20.11.05

A França para além da demografia

Num artigo publicado no Diário Económico, Rui Ramos descreve os tumultos das últimas semanas em França como mais uma crise dinástica do velho gaullismo : tal como o Maio de 68 se poderia resumir, politicamente, à luta de poder entre De Gaulle e Pompidou, também a recente agitação na banlieu parisiense se poderia resumir, politicamente, à luta entre Chirac/Villepin e Sarkozy. Confesso que me apetece subscrever tal teoria. Não tanto por concordar com ela, mas por desejar que ela seja verdadeira. Se assim for, podemos concluir calmamente, comom Rui Ramos: Se tudo correr bem, dentro de uns anos, o herdeiro do Presidente Sarkozy há-de voltar a contar com a mocidade dos “banlieues” para fazer valer os seus direitos à sucessão.
O que me leva a discordar de Rui Ramos é o se tudo correr bem, porque penso que nada está a correr bem em França, um país que os dogmas do Estado Social tornaram ingovernável.

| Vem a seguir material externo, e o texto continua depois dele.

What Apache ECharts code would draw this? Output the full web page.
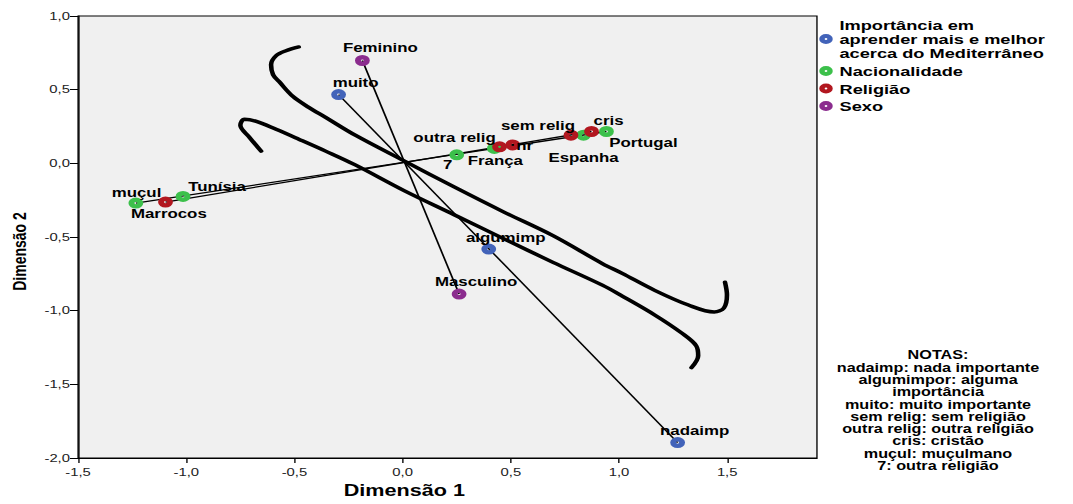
<!DOCTYPE html>
<html><head><meta charset="utf-8">
<script src="https://cdn.jsdelivr.net/npm/echarts@6/dist/echarts.min.js"></script>
<style>
html,body{margin:0;padding:0;background:#fff;overflow:hidden}
#wrap{width:1073px;height:504px;overflow:hidden}
#c{width:795px;height:504px;transform:scaleX(1.349686);transform-origin:0 0}
</style>
</head><body><div id="wrap"><div id="c"></div></div>
<script>
// ---- data ----
const xTicks = [-1.5, -1.0, -0.5, 0.0, 0.5, 1.0, 1.5];
const yTicks = [-2.0, -1.5, -1.0, -0.5, 0.0, 0.5, 1.0];

const impName = 'Importância em\naprender mais e melhor\nacerca do Mediterrâneo';
const impCats = ['muito', 'algumimp', 'nadaimp'];
const impX = [-0.296, 0.398, 1.271];
const impY = [0.467, -0.582, -1.895];

const nacName = 'Nacionalidade';
const nacCats = ['Marrocos', 'Tunísia', '7', 'França', 'Espanha', 'Portugal'];
const nacX = [-1.233, -1.015, 0.250, 0.424, 0.836, 0.942];
const nacY = [-0.270, -0.225, 0.058, 0.101, 0.191, 0.216];

const relName = 'Religião';
const relCats = ['muçul', 'outra relig', 'nr', 'sem relig', 'cris'];
const relX = [-1.096, 0.448, 0.509, 0.778, 0.873];
const relY = [-0.263, 0.112, 0.125, 0.191, 0.216];

const sexName = 'Sexo';
const sexCats = ['Feminino', 'Masculino'];
const sexX = [-0.186, 0.261];
const sexY = [0.698, -0.887];

// hand-drawn annotation strokes (data coordinates)
const strokeUpper = [[-0.480,0.790],[-0.539,0.764],[-0.585,0.730],[-0.608,0.669],[-0.599,0.602],[-0.571,0.555],[-0.507,0.454],[-0.434,0.380],[-0.356,0.312],[-0.219,0.191],[0.009,0.015],[0.238,-0.160],[0.466,-0.329],[0.695,-0.491],[0.923,-0.680],[1.015,-0.747],[1.165,-0.862],[1.321,-0.962],[1.440,-1.009],[1.485,-0.982],[1.499,-0.894],[1.490,-0.807]];
const strokeLower = [[-0.654,0.083],[-0.708,0.177],[-0.750,0.258],[-0.731,0.299],[-0.676,0.285],[-0.585,0.231],[-0.480,0.164],[-0.356,0.083],[-0.219,-0.011],[0.009,-0.187],[0.238,-0.349],[0.466,-0.511],[0.695,-0.672],[0.923,-0.827],[1.015,-0.901],[1.165,-1.029],[1.289,-1.151],[1.357,-1.239],[1.366,-1.306],[1.335,-1.387]];

const notesLines = ['NOTAS:', 'nadaimp: nada importante', 'algumimpor: alguma', 'importância', 'muito: muito importante', 'sem relig: sem religião', 'outra relig: outra religião', 'cris: cristão', 'muçul: muçulmano', '7: outra religião'];

// ---- styling ----
const SX = 1.349686; // horizontal stretch of the whole picture
const FONT = '"Liberation Sans", Arial, sans-serif';
const colors = {imp: '#4263b9', nac: '#3cc04b', rel: '#b2171f', sex: '#8b2c8e'};
const SYM = 'path://M10,0A10,10 0 1,1 -10,0A10,10 0 1,1 10,0ZM2,0A2,2 0 1,0 -2,0A2,2 0 1,0 2,0Z';
// label offsets in screen pixels (dx, dy)
const labelOff = {
  'muito':[17,-12], 'algumimp':[17,-11], 'nadaimp':[17,-12],
  'Marrocos':[33,11], 'Tunísia':[34,-10], '7':[-9,10], 'França':[1,12], 'Espanha':[0,23], 'Portugal':[37,11],
  'muçul':[-29,-9], 'outra relig':[-45,-9], 'nr':[12,1], 'sem relig':[-33,-9], 'cris':[17,-11],
  'Feminino':[18,-13], 'Masculino':[17,-12]
};

function pts(cats, xs, ys) {
  return cats.map((n, i) => ({
    name: n, value: [xs[i], ys[i]],
    label: {offset: [labelOff[n][0] / SX, labelOff[n][1]]}
  }));
}
function seg(xs, ys) {
  let a = 0, b = 0;
  xs.forEach((v, i) => { if (v < xs[a]) a = i; if (v > xs[b]) b = i; });
  return [[xs[a], ys[a]], [xs[b], ys[b]]];
}
const fmt = v => (Math.abs(v) < 1e-9 ? 0 : v).toFixed(1).replace('.', ',');

function scatter(name, color, data) {
  return {
    type: 'scatter', name, data, symbol: SYM, symbolSize: 11, z: 5,
    itemStyle: {color, opacity: 1},
    label: {show: true, position: 'inside', formatter: '{b}', color: '#000', fontFamily: FONT,
            fontWeight: 'bold', fontSize: 12.5, textBorderWidth: 0},
    emphasis: {disabled: true}
  };
}
function thin(data) {
  return {type: 'line', data, symbol: 'none', silent: true, z: 3,
          lineStyle: {color: '#000', width: 1.3}};
}
function thick(data) {
  return {type: 'line', data, symbol: 'none', silent: true, smooth: 0.35, z: 4,
          lineStyle: {color: '#000', width: 3.4, cap: 'round', join: 'round'}};
}

const chart = echarts.init(document.getElementById('c'), null, {renderer: 'svg'});
const legendText = {fontFamily: FONT, fontWeight: 'bold', fontSize: 13.5, color: '#000'};
chart.setOption({
  animation: false,
  backgroundColor: '#ffffff',
  grid: {left: 51.9, right: 189.7, top: 16, bottom: 43, show: true, backgroundColor: '#f0f0f0',
         borderColor: '#000', borderWidth: 1},
  xAxis: {
    type: 'value', min: -1.5, max: 1.915, interval: 0.5,
    name: 'Dimensão 1', nameLocation: 'middle', nameGap: 25,
    nameTextStyle: {fontFamily: FONT, fontWeight: 'bold', fontSize: 16, color: '#000', padding: [0, 64, 0, 0]},
    axisLine: {onZero: false, lineStyle: {color: '#000', width: 1}},
    axisTick: {show: true, length: 5, lineStyle: {color: '#000'}, customValues: xTicks},
    axisLabel: {fontFamily: FONT, fontSize: 11, color: '#222', margin: 9, formatter: fmt, customValues: xTicks},
    splitLine: {show: false}
  },
  yAxis: {
    type: 'value', min: -2.0, max: 1.0, interval: 0.5,
    name: 'Dimensão 2', nameLocation: 'middle', nameGap: 30,
    nameTextStyle: {fontFamily: FONT, fontWeight: 'bold', fontSize: 14, color: '#000', padding: [0, 29, 0, 0]},
    axisLine: {onZero: false, lineStyle: {color: '#000', width: 1}},
    axisTick: {show: true, length: 6, lineStyle: {color: '#000'}, customValues: yTicks},
    axisLabel: {fontFamily: FONT, fontSize: 11, color: '#222', margin: 6, formatter: fmt, customValues: yTicks},
    splitLine: {show: false}
  },
  legend: [
    {orient: 'vertical', left: 607, top: 18, padding: 0, itemWidth: 10, itemHeight: 11, icon: SYM,
     selectedMode: false, data: [impName], textStyle: Object.assign({lineHeight: 14}, legendText)},
    {orient: 'vertical', left: 607, top: 64, padding: 0, itemGap: 3.5, itemWidth: 10, itemHeight: 11, icon: SYM,
     selectedMode: false, data: [nacName, relName, sexName], textStyle: Object.assign({lineHeight: 14}, legendText)}
  ],
  graphic: [{
    type: 'text', x: 695, y: 349, silent: true,
    style: {text: notesLines.join('\n'), fontFamily: FONT, fontWeight: 'bold', fontSize: 12,
            lineHeight: 12.3, textAlign: 'center', textVerticalAlign: 'top', fill: '#000'}
  }],
  series: [
    thin(seg(impX, impY)), thin(seg(nacX, nacY)), thin(seg(relX, relY)), thin(seg(sexX, sexY)),
    thick(strokeUpper), thick(strokeLower),
    scatter(impName, colors.imp, pts(impCats, impX, impY)),
    scatter(nacName, colors.nac, pts(nacCats, nacX, nacY)),
    scatter(relName, colors.rel, pts(relCats, relX, relY)),
    scatter(sexName, colors.sex, pts(sexCats, sexX, sexY))
  ]
});
</script>
</body></html>
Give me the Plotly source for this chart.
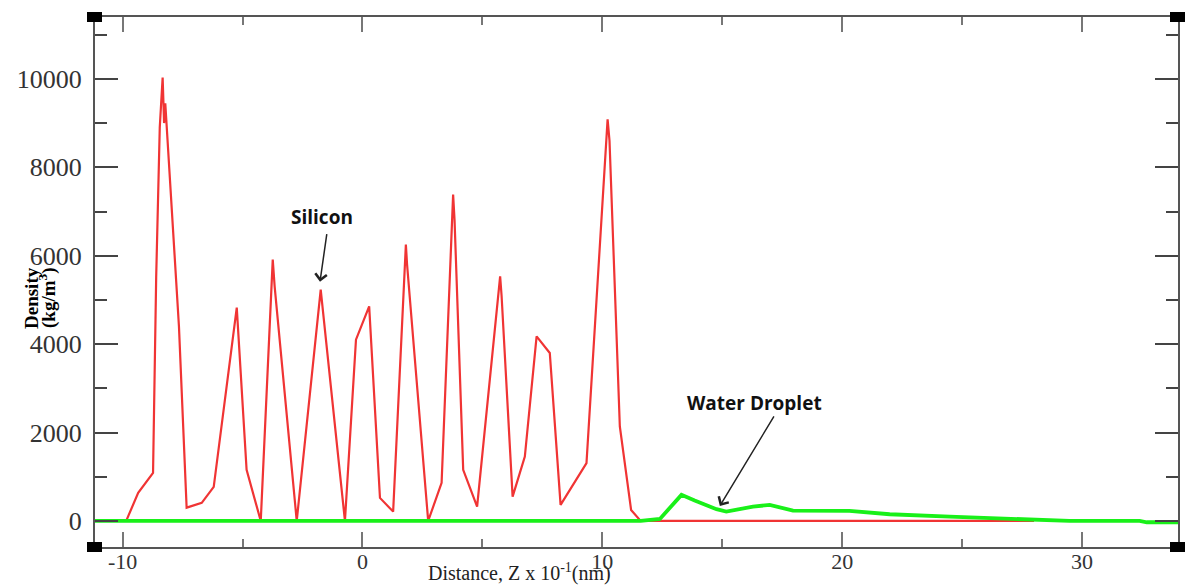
import plotly.graph_objects as go

# Silicon density profile (red)
si_x = [-11.15, -9.85, -9.35, -8.73, -8.6, -8.45, -8.33, -8.27, -8.22, -7.65, -7.33, -6.7, -6.2,
        -5.24, -4.83, -4.24, -3.74, -3.66, -2.74, -1.74, -0.73, -0.27, 0.28, 0.73, 1.28,
        1.81, 1.86, 2.74, 3.3, 3.78, 3.84, 4.2, 4.78, 5.74, 5.8, 6.26, 6.77, 7.26, 7.81,
        8.26, 9.34, 10.15, 10.22, 10.3, 10.73, 11.2, 11.6, 28.0]
si_y = [0, 0, 634, 1087, 5500, 8900, 10030, 9000, 9450, 4400, 300, 408, 770,
        4824, 1155, 0, 5911, 5300, 0, 5232, 0, 4100, 4854, 521, 211,
        6250, 5800, 0, 860, 7384, 6800, 1155, 324, 5534, 5100, 550, 1457, 4175, 3798,
        362, 1307, 8300, 9083, 8600, 2136, 249, 0, 0]

# Water droplet density profile (green)
w_x = [-11.15, 11.6, 12.4, 13.3, 13.85, 14.76, 15.17, 16.28, 16.98, 17.95, 20.3, 21.98,
       24.48, 26.56, 27.94, 29.48, 32.4, 32.7, 34.0]
w_y = [0, 0, 45, 589, 460, 265, 211, 324, 362, 233, 226, 151,
       98, 60, 38, 0, 0, -30, -30]

x_ticks = [-10, 0, 10, 20, 30]
y_ticks = [0, 2000, 4000, 6000, 8000, 10000]

# plot area in pixels
L, R, T, B = 95, 1178, 17, 547
W, H = 1187, 585
def px(xp):
    return (xp - L) / (R - L)
def py(yp):
    return (B - yp) / (B - T)

fig = go.Figure()
fig.add_trace(go.Scatter(x=si_x, y=si_y, mode="lines", name="Silicon",
                         line=dict(color="#f03434", width=2.2), showlegend=False))
fig.add_trace(go.Scatter(x=w_x, y=w_y, mode="lines", name="Water Droplet",
                         line=dict(color="#19f019", width=3.8), showlegend=False))

serif = "Liberation Serif"
fig.update_layout(
    width=W, height=H,
    margin=dict(l=L, r=W - R, t=T, b=H - B),
    paper_bgcolor="white", plot_bgcolor="white",
    xaxis=dict(range=[-11.15, 34.0], tickvals=x_ticks, ticktext=[str(v) for v in x_ticks],
               ticks="inside", ticklen=15, tickwidth=2, tickcolor="#777",
               minor=dict(dtick=5, tick0=0, ticks="inside", ticklen=8, tickwidth=2, tickcolor="#777"),
               showline=True, linecolor="#555", linewidth=2, mirror="ticks",
               showgrid=False, zeroline=False, automargin=False,
               tickfont=dict(family=serif, size=22, color="#333"), ticklabelstandoff=-6),
    yaxis=dict(range=[-590, 11400], tickvals=y_ticks, ticktext=[str(v) for v in y_ticks],
               ticks="inside", ticklen=23, tickwidth=1.5, tickcolor="#444",
               minor=dict(dtick=1000, tick0=0, ticks="inside", ticklen=12, tickwidth=1.5, tickcolor="#444"),
               showline=True, linecolor="#555", linewidth=2, mirror="ticks",
               showgrid=False, zeroline=False, automargin=False,
               tickfont=dict(family=serif, size=26, color="#333"), ticklabelstandoff=6),
)

# axis titles
fig.add_annotation(xref="paper", yref="paper", x=px(519), y=py(572),
                   xanchor="center", yanchor="middle",
                   text="Distance, Z x 10<sup>-1</sup>(nm)", showarrow=False,
                   font=dict(family=serif, size=20, color="#222"))
fig.add_annotation(xref="paper", yref="paper", x=px(31), y=py(298),
                   xanchor="center", yanchor="middle",
                   text="<b>Density</b>", showarrow=False, textangle=-90,
                   font=dict(family=serif, size=19, color="black"))
fig.add_annotation(xref="paper", yref="paper", x=px(47), y=py(298),
                   xanchor="center", yanchor="middle",
                   text="<b>(kg/m<sup>3</sup>)</b>", showarrow=False, textangle=-90,
                   font=dict(family=serif, size=19, color="black"))

# labels with arrows
sans = "Open Sans"
fig.add_annotation(x=-1.69, y=6886, text="<b>Silicon</b>", showarrow=False,
                   xanchor="center", yanchor="middle",
                   font=dict(family=sans, size=19, color="#111"))
fig.add_annotation(x=-1.77, y=5413, ax=7, ay=-49, text="", showarrow=True,
                   arrowhead=4, arrowsize=1.5, arrowwidth=1.5, arrowcolor="#222")
fig.add_annotation(x=16.35, y=2673, text="<b>Water Droplet</b>", showarrow=False,
                   xanchor="center", yanchor="middle",
                   font=dict(family=sans, size=19, color="#111"))
fig.add_annotation(x=14.9, y=340, ax=55, ay=-91, text="", showarrow=True,
                   arrowhead=4, arrowsize=1.5, arrowwidth=1.5, arrowcolor="#222")

# corner squares
for xa, ya in [(0, 0), (0, 1), (1, 0), (1, 1)]:
    fig.add_shape(type="rect", xref="paper", yref="paper",
                  xsizemode="pixel", ysizemode="pixel", xanchor=xa, yanchor=ya,
                  x0=-8, x1=7, y0=-5, y1=5, fillcolor="black", line=dict(width=0))

fig.write_html("out.html")
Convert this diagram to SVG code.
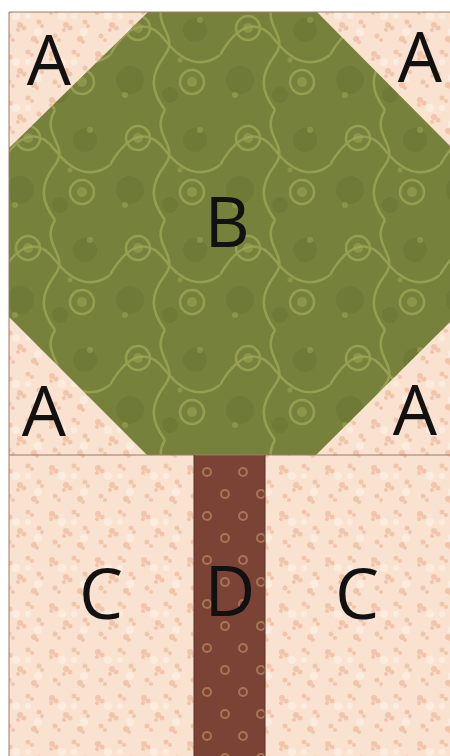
<svg xmlns="http://www.w3.org/2000/svg" width="450" height="756" viewBox="0 0 450 756">
<defs>
<pattern id="cream" width="46" height="46" patternUnits="userSpaceOnUse">
<rect width="46" height="46" fill="#f9e2d0"/>
<g fill="#f0bb9f" opacity="0.75">
<circle cx="6" cy="8" r="3"/><circle cx="10" cy="11" r="2.5"/><circle cx="5" cy="13" r="2"/>
<circle cx="28" cy="6" r="2.5"/><circle cx="32" cy="9" r="2"/>
<circle cx="20" cy="25" r="3"/><circle cx="24" cy="28" r="2.5"/><circle cx="18" cy="30" r="2"/>
<circle cx="39" cy="22" r="2.5"/><circle cx="42" cy="26" r="2"/>
<circle cx="9" cy="36" r="2.5"/><circle cx="13" cy="40" r="2"/>
<circle cx="34" cy="39" r="3"/><circle cx="37" cy="42" r="2"/>
</g>
<g fill="#fdf1e6" opacity="0.7">
<circle cx="16" cy="16" r="4"/><circle cx="38" cy="32" r="4"/><circle cx="28" cy="16" r="3"/>
</g>
</pattern>
<pattern id="green" width="110" height="110" patternUnits="userSpaceOnUse">
<rect width="110" height="110" fill="#76823b"/>
<g fill="#68752f" opacity="0.6">
<circle cx="20" cy="80" r="14"/><circle cx="85" cy="30" r="12"/><circle cx="60" cy="95" r="8"/>
</g>
<g fill="none" stroke="#a6ae5c" stroke-width="2.5" opacity="0.65">
<path d="M0 55 C20 20 40 20 55 40 S90 70 110 55"/>
<path d="M55 0 C40 25 70 35 55 55 S40 90 55 110"/>
<circle cx="28" cy="28" r="12"/>
<circle cx="82" cy="82" r="12"/>
</g>
<g fill="#a0a958" opacity="0.5">
<circle cx="28" cy="28" r="5"/><circle cx="82" cy="82" r="5"/>
<circle cx="90" cy="20" r="3"/><circle cx="15" cy="95" r="3"/><circle cx="70" cy="60" r="2.5"/>
</g>
</pattern>
<pattern id="brown" width="36" height="44" patternUnits="userSpaceOnUse">
<rect width="36" height="44" fill="#7b4336"/>
<g fill="none" stroke="#a87452" stroke-width="2">
<circle cx="9" cy="10" r="4"/>
<circle cx="27" cy="32" r="4"/>
</g>
</pattern>
<style>
.lbl{font-family:"Open Sans","DejaVu Sans",sans-serif;font-size:70px;fill:#111;text-anchor:middle}
.edge{stroke:#9a7a68;stroke-width:1}
</style>
</defs>
<rect width="450" height="756" fill="#ffffff"/>
<g id="background">
<rect x="9" y="12" width="441" height="744" fill="url(#cream)"/>
</g>
<g id="B">
<polygon points="148,12 317,12 450,146 450,322 316,455 147,455 9,317 9,148" fill="url(#green)"/>
<text class="lbl" x="227" y="247">B</text>
</g>
<g id="D">
<rect x="194" y="455" width="71" height="301" fill="url(#brown)"/>
<text class="lbl" x="230" y="616">D</text>
</g>
<g id="lines">
<line class="edge" x1="9" y1="455" x2="450" y2="455"/>
<line class="edge" x1="9" y1="12" x2="9" y2="756"/>
<line class="edge" x1="9" y1="12" x2="450" y2="12"/>
<line x1="194" y1="455" x2="194" y2="756" stroke="#5a3028" stroke-width="1"/>
<line x1="265" y1="455" x2="265" y2="756" stroke="#5a3028" stroke-width="1"/>
</g>
<g id="A-top-left"><text class="lbl" x="49" y="85">A</text></g>
<g id="A-top-right"><text class="lbl" x="420" y="82">A</text></g>
<g id="A-bottom-left"><text class="lbl" x="44" y="436">A</text></g>
<g id="A-bottom-right"><text class="lbl" x="415" y="435">A</text></g>
<g id="C-left"><text class="lbl" x="101" y="619">C</text></g>
<g id="C-right"><text class="lbl" x="357" y="619">C</text></g>
</svg>
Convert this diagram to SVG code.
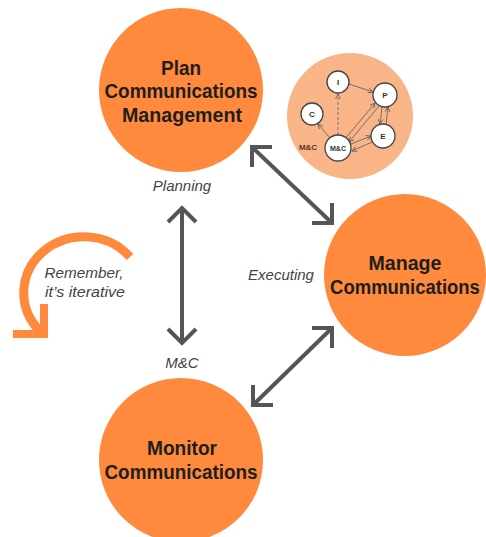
<svg xmlns="http://www.w3.org/2000/svg" width="486" height="537" viewBox="0 0 486 537">
<style>
.big{fill:#FF8A3D}
.t{font-family:"Liberation Sans",Arial,sans-serif;font-weight:bold;font-size:21px;fill:#1e1e1e;text-anchor:middle}
.lbl{font-family:"Liberation Sans",Arial,sans-serif;font-style:italic;font-size:15px;fill:#444;text-anchor:middle}
.arr{fill:none;stroke:#555;stroke-width:4;stroke-linecap:butt;stroke-linejoin:miter}
.sn{fill:#fff;stroke:#444;stroke-width:1.3}
.st{font-family:"Liberation Sans",Arial,sans-serif;font-weight:bold;font-size:8px;fill:#333;text-anchor:middle}
.se{fill:none;stroke:#666;stroke-width:0.9}
</style>
<defs>
<marker id="sa" viewBox="0 0 10 10" refX="9" refY="5" markerWidth="6" markerHeight="6" orient="auto" markerUnits="userSpaceOnUse">
<path d="M1,1 L9,5 L1,9" fill="none" stroke="#666" stroke-width="1.5"/>
</marker>
</defs>

<g id="plan">
<circle class="big" cx="181" cy="90" r="82"/>
<text class="t" x="181" y="75" textLength="40" lengthAdjust="spacingAndGlyphs">Plan</text>
<text class="t" x="181" y="98" textLength="153" lengthAdjust="spacingAndGlyphs">Communications</text>
<text class="t" x="182" y="122" textLength="120" lengthAdjust="spacingAndGlyphs">Management</text>
</g>

<g id="manage">
<circle class="big" cx="405" cy="275" r="81"/>
<text class="t" x="405" y="270" textLength="73" lengthAdjust="spacingAndGlyphs">Manage</text>
<text class="t" transform="translate(405,294) scale(0.88,1)" x="0" y="0">Communications</text>
</g>

<g id="monitor">
<circle class="big" cx="181" cy="460" r="82"/>
<text class="t" x="182" y="455" textLength="70" lengthAdjust="spacingAndGlyphs">Monitor</text>
<text class="t" x="181" y="479" textLength="153" lengthAdjust="spacingAndGlyphs">Communications</text>
</g>

<g id="labels">
<text class="lbl" x="182" y="191">Planning</text>
<text class="lbl" x="281" y="280">Executing</text>
<text class="lbl" x="182" y="368">M&amp;C</text>
</g>

<g id="iterative">
<path d="M130,257 A60,56 0 1 0 40,331" fill="none" stroke="#FF8A3D" stroke-width="9"/>
<polyline points="13,334 44,334 44,304" fill="none" stroke="#FF8A3D" stroke-width="8" stroke-linejoin="miter"/>
<text class="lbl" x="84" y="278" textLength="79" lengthAdjust="spacingAndGlyphs">Remember,</text>
<text class="lbl" x="85" y="297" textLength="80" lengthAdjust="spacingAndGlyphs">it’s iterative</text>
</g>

<g id="connectors">
<line class="arr" x1="182" y1="208" x2="182" y2="343"/>
<polyline class="arr" points="168,222 182,208 196,222"/>
<polyline class="arr" points="168,329 182,343 196,329"/>
<line class="arr" x1="252" y1="147" x2="332" y2="223"/>
<polyline class="arr" points="252,167 252,147 272,147"/>
<polyline class="arr" points="312,223 332,223 332,203"/>
<line class="arr" x1="253" y1="405" x2="332" y2="328"/>
<polyline class="arr" points="253,385 253,405 273,405"/>
<polyline class="arr" points="312,328 332,328 332,348"/>
</g>

<g id="mini">
<circle cx="350" cy="116" r="63" fill="#F9B487"/>
<text x="308" y="150" style="font-family:'Liberation Sans',Arial,sans-serif;font-weight:bold;font-size:8px;fill:#5b3422;text-anchor:middle">M&amp;C</text>
<g id="mini-edges">
<line class="se" x1="349" y1="84" x2="373" y2="92" marker-end="url(#sa)"/>
<line class="se" x1="338" y1="135" x2="338" y2="94" stroke-dasharray="3,2" marker-end="url(#sa)"/>
<line class="se" x1="330" y1="138" x2="318" y2="124" marker-end="url(#sa)"/>
<line class="se" x1="345" y1="139" x2="375" y2="103" marker-end="url(#sa)"/>
<line class="se" x1="379" y1="106" x2="349" y2="142" marker-end="url(#sa)"/>
<line class="se" x1="351" y1="144" x2="371" y2="136" marker-end="url(#sa)"/>
<line class="se" x1="372" y1="142" x2="352" y2="151" marker-end="url(#sa)"/>
<line class="se" x1="382" y1="107" x2="380" y2="124" marker-end="url(#sa)"/>
<line class="se" x1="386" y1="125" x2="388" y2="107" marker-end="url(#sa)"/>
</g>
<g id="node-I"><circle class="sn" cx="338" cy="82" r="11"/><text class="st" x="338" y="85">I</text></g>
<g id="node-P"><circle class="sn" cx="385" cy="95" r="12"/><text class="st" x="385" y="98">P</text></g>
<g id="node-C"><circle class="sn" cx="312" cy="114" r="11"/><text class="st" x="312" y="117">C</text></g>
<g id="node-E"><circle class="sn" cx="383" cy="136" r="12"/><text class="st" x="383" y="139">E</text></g>
<g id="node-MC"><circle class="sn" cx="338" cy="148" r="13"/><text class="st" x="338" y="151" style="font-size:7px">M&amp;C</text></g>
</g>
</svg>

O primeiro problema é de ordem filosófica: a França aspira ao paraíso na terra. Quem não aspira? Também os teóricos do neoliberalismo dirão que o mercado é a melhor solução para a resolução dos problemas da humanidade. Nenhum tem razão! No entanto, os teóricos liberais enfatizaram a ideia de que uma sociedade menos centralizada seria mais rápida na resposta às necessidades dos indivíduos, enquanto um estado centralizador falharia no processamento da informação, por não receber o feedback negativo dos agentes. Este é, para mim (a par da estabilidade das sociedades do Reino Unido e dos EUA), o aspecto mais convincente dos argumentos liberais. A generalidade dos países que, na sequência das revoluções liberais, adoptaram o modelo de estado francês, adoptaram a herança de pensadores como Rousseau ou Voltaire, para os quais toda a verdade sobre o homem tinha sido escondida pela religião, bastando a luz da razão para garantir a felicidade humana. Só que essa razão estava debilitada pela sua arrogância: uma razão tão potente não se compadece com uma verdade que é, como diziam os escolásticos, adequatio rei et intellectus, na qual o intelecto podia falhar. Para a Raison, a verdade é automática, acessível aos iluminados. Por isso é que, apesar de todas as tiranias da história, o século XX foi o mais sangrento de todos os tempos: porque milhões se opunham à luz libertadora da razão dialéctica e ao triunfo da vontade dos melhores.
Em menor escala, obviamente, continuamos a viver o mesmo problema: aspiramos ao paraíso na terra esquecidos de que ele é inacessível, de que a concupiscência empurra o homem para o pecado (sobre o que entendo como pecado, já escrevi aqui há quase um ano).
Os restantes problemas franceses decorrem deste primeiro. A crise demográfica (de que se falou aqui) é outro aspecto do paraíso na terra, bem como toda a aspiração do Estado Social que é, evidentemente, ineficaz.
Por tudo isto, creio que Rui Ramos não tem razão: os distúrbios cíclicos da França têm significado mais do mesmo. Mas os recentes distúrbios, apesar de não serem a revolução islâmica que alguns apontaram no início, mostraram que, dentro de trinta anos, os revoltosos de agora não serão intelectuais de esquerda aburguesados, mas islamitas radicais maioritários em alguns departamentos que vão reclamar a sharia. Talvez na altura lhes tentem explicar o conceito de Estado de Direito… como hoje se pode tentar explicar a um iraniano ou a um saudita!